━━ GIVEN MATERIAL ━━
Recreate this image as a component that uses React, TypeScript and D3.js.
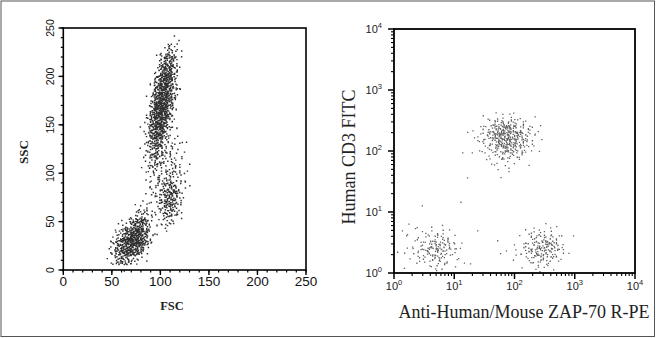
import React from 'react';
import * as d3 from 'd3';

const W = 656;
const H = 338;

// ---------- Left panel: FSC vs SSC event density ----------
// Each row is one 10-unit SSC band (top row = SSC 230-240 ... bottom = 0-10),
// each character is a density level for one 5-unit FSC band starting at FSC 45.
const fscStart = 45;
const fscStep = 5;
const sscTopRow = 230;
const sscStep = 10;
const scatterDensity = [
  '00000000000001100', // 230
  '00000000000144100', // 220
  '00000000001564100', // 210
  '00000000003775100', // 200
  '00000000016874100', // 190
  '00000000028874100', // 180
  '00000000139963000', // 170
  '00000000169952000', // 160
  '00000000279741000', // 150
  '00000001378521000', // 140
  '00000001366321100', // 130
  '00000001255221110', // 120
  '00000001243222110', // 110
  '00000001132222111', // 100
  '00000000121233211', // 90
  '00000000122355210', // 80
  '00000000112466310', // 70
  '00000012111454200', // 60
  '00000234211232100', // 50
  '00124775211110000', // 40
  '02358986310000000', // 30
  '13689963100000000', // 20
  '13565321000000000', // 10
  '00110000000000000', // 0
];
const linearMajor = [0, 50, 100, 150, 200, 250];
const linearMinor = d3.range(0, 251, 10);

// ---------- Right panel: ZAP-70 vs CD3 (log decades) ----------
const decStep = 0.1;
// CD3+ cluster: columns start at 1.2 decades, top row = 2.6 decades
const cd3PosX0 = 1.2;
const cd3PosTop = 2.6;
const cd3PosRows = [
  '00000010000000',
  '00011222111000',
  '00123444321100',
  '01135675432100',
  '11235776542110',
  '01234676532100',
  '00123455431100',
  '00112333221000',
  '00011221110000',
  '00001111000000',
  '00000100000000',
];
// double-negative cluster: columns start at 0.1 decades, top row = 0.7
const dnX0 = 0.1;
const dnTop = 0.7;
const dnRows = [
  '01010111000',
  '00111212100',
  '10122333210',
  '01224444211',
  '11123453210',
  '01122332110',
  '01111221101',
  '00101111000',
];
// ZAP-70+ cluster: columns start at 1.8 decades, top row = 0.7
const zapX0 = 1.8;
const zapTop = 0.7;
const zapRows = [
  '000011111000',
  '000112221100',
  '001123443100',
  '011234554210',
  '101234543201',
  '011123332100',
  '000112221000',
  '000011110000',
];
// isolated events (decades)
const strayX = [1.13, 1.29, 1.21, 1.10, 0.46, 0.13, 1.38, 1.76, 2.97, 2.59, 1.71, 1.26, 1.01, 0.05, 0.2];
const strayY = [1.98, 1.98, 1.57, 1.17, 1.11, 0.70, 0.70, 0.33, 0.62, 0.75, 0.54, 0.16, 0.11, 0.35, 0.62];
const logMajor = [1, 10, 100, 1000, 10000];
const logMinor = d3.range(0, 4).flatMap((d) => d3.range(2, 10).map((k) => k * Math.pow(10, d)));

function halton(i: number, b: number) {
  let f = 1;
  let r = 0;
  let n = i;
  while (n > 0) {
    f /= b;
    r += f * (n % b);
    n = Math.floor(n / b);
  }
  return r;
}

// deterministic placement of a bin's events inside (and slightly around) the bin
function expand(
  rows: string[],
  x0: number,
  xStep: number,
  yTop: number,
  yStep: number,
  count: (l: number) => number,
  seed: number
) {
  const pts: [number, number][] = [];
  rows.forEach((row, r) => {
    row.split('').forEach((ch, c) => {
      const n = count(Number(ch));
      const base = ((r * 7919 + c * 104729 + seed * 31) % 50000) + 1;
      for (let j = 0; j < n; j++) {
        const k = base + j * 17;
        const u = halton(k, 2);
        const v = halton(k, 3);
        pts.push([x0 + (c + u * 1.8 - 0.4) * xStep, yTop - r * yStep + (v * 1.8 - 0.4) * yStep]);
      }
    });
  });
  return pts;
}

const leftCount = (l: number) => Math.round(0.45 * l * l + 1.5 * l);
const rightCount = (l: number) => Math.round(l * (1 + 0.25 * l));

function dotsPath(pts: [number, number][], s: number) {
  return pts.map(([x, y]) => `M${x.toFixed(1)},${y.toFixed(1)}h${s}v${s}h${-s}z`).join('');
}

const sans = 'Liberation Sans, Arial, sans-serif';
const serif = 'Liberation Serif, Times New Roman, serif';

export default function App() {
  // left scales
  const lx = d3.scaleLinear().domain([0, 250]).range([63.3, 306]);
  const ly = d3.scaleLinear().domain([0, 250]).range([270, 28]);
  const leftPts = expand(scatterDensity, fscStart, fscStep, sscTopRow, sscStep, leftCount, 7).map(
    ([x, y]) => [lx(x), ly(y)] as [number, number]
  );

  // right scales
  const rx = d3.scaleLog().domain([1, 10000]).range([394, 635]);
  const ry = d3.scaleLog().domain([1, 10000]).range([273, 29]);
  const toR = ([a, b]: [number, number]) => [rx(Math.pow(10, a)), ry(Math.pow(10, b))] as [number, number];
  const rightPts = [
    ...expand(cd3PosRows, cd3PosX0, decStep, cd3PosTop, decStep, rightCount, 11),
    ...expand(dnRows, dnX0, decStep, dnTop, decStep, rightCount, 900),
    ...expand(zapRows, zapX0, decStep, zapTop, decStep, rightCount, 1500),
    ...strayX.map((x, i) => [x, strayY[i]] as [number, number]),
  ]
    .filter(([a, b]) => a > 0.01 && b > 0.01)
    .map(toR);

  const lxr = lx.range();
  const lyr = ly.range();
  const rxr = rx.range();
  const ryr = ry.range();

  return (
    <svg width={W} height={H} style={{ position: 'absolute', left: 0, top: 0, background: '#fff' }}>
      <rect x={0} y={0} width={W} height={H} fill="#fff" />
      <rect x={1} y={1} width={W - 2.5} height={H - 2.5} fill="none" stroke="#555" strokeWidth={1} />

      {/* ---------- left panel ---------- */}
      <path d={dotsPath(leftPts, 1.45)} fill="#0a0a0a" fillOpacity={0.85} />
      <rect
        x={lxr[0]}
        y={lyr[1]}
        width={lxr[1] - lxr[0]}
        height={lyr[0] - lyr[1]}
        fill="none"
        stroke="#000"
        strokeWidth={1.6}
      />
      {linearMinor.map((v) => (
        <g key={'lm' + v}>
          <line x1={lx(v)} x2={lx(v)} y1={270} y2={272.5} stroke="#000" strokeWidth={1.2} />
          <line x1={63.3} x2={60.8} y1={ly(v)} y2={ly(v)} stroke="#000" strokeWidth={1.2} />
        </g>
      ))}
      {linearMajor.map((v) => (
        <g key={'lM' + v}>
          <line x1={lx(v)} x2={lx(v)} y1={270} y2={275} stroke="#000" strokeWidth={1.4} />
          <line x1={63.3} x2={58.5} y1={ly(v)} y2={ly(v)} stroke="#000" strokeWidth={1.4} />
          <text x={lx(v)} y={286} textAnchor="middle" fontFamily={sans} fontSize={13.5} fill="#111">
            {v}
          </text>
          <text
            transform={`translate(54,${ly(v)}) rotate(-90)`}
            textAnchor="middle"
            fontFamily={sans}
            fontSize={10.5}
            fill="#111"
          >
            {v}
          </text>
        </g>
      ))}
      <text x={172} y={310} textAnchor="middle" fontFamily={serif} fontWeight="bold" fontSize={12.5} fill="#222">
        FSC
      </text>
      <text
        transform="translate(28,152) rotate(-90)"
        textAnchor="middle"
        fontFamily={serif}
        fontWeight="bold"
        fontSize={13}
        fill="#222"
      >
        SSC
      </text>

      {/* ---------- right panel ---------- */}
      <path d={dotsPath(rightPts, 1.3)} fill="#3a3a3a" fillOpacity={0.8} />
      <rect
        x={rxr[0]}
        y={ryr[1]}
        width={rxr[1] - rxr[0]}
        height={ryr[0] - ryr[1]}
        fill="none"
        stroke="#000"
        strokeWidth={1.8}
      />
      {logMinor.map((v) => (
        <g key={'rm' + v}>
          <line x1={rx(v)} x2={rx(v)} y1={273} y2={276} stroke="#000" strokeWidth={1.1} />
          <line x1={394} x2={391} y1={ry(v)} y2={ry(v)} stroke="#000" strokeWidth={1.1} />
        </g>
      ))}
      {logMajor.map((v, i) => (
        <g key={'rM' + v}>
          <line x1={rx(v)} x2={rx(v)} y1={273} y2={279} stroke="#000" strokeWidth={1.5} />
          <line x1={394} x2={388} y1={ry(v)} y2={ry(v)} stroke="#000" strokeWidth={1.5} />
          <text x={rx(v)} y={290} textAnchor="middle" fontFamily={sans} fontSize={11} fill="#222">
            10
            <tspan dy={-5} fontSize={7.5}>
              {i}
            </tspan>
          </text>
          <text x={382} y={ry(v) + 4} textAnchor="end" fontFamily={sans} fontSize={11} fill="#222">
            10
            <tspan dy={-5} fontSize={7.5}>
              {i}
            </tspan>
          </text>
        </g>
      ))}
      <text x={524} y={318} textAnchor="middle" fontFamily={serif} fontSize={18} fill="#222">
        Anti-Human/Mouse ZAP-70 R-PE
      </text>
      <text
        transform="translate(355,157) rotate(-90)"
        textAnchor="middle"
        fontFamily={serif}
        fontSize={18}
        fill="#222"
      >
        Human CD3 FITC
      </text>
    </svg>
  );
}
━━━
■ **WHAT THE TASK REQUIRES**: Could the lines from the top of the material through the line with "const H = 338;" be repeated exactly, pictures left out?

■ **RESULT**:
Recreate this image as a component that uses React, TypeScript and D3.js.
import React from 'react';
import * as d3 from 'd3';

const W = 656;
const H = 338;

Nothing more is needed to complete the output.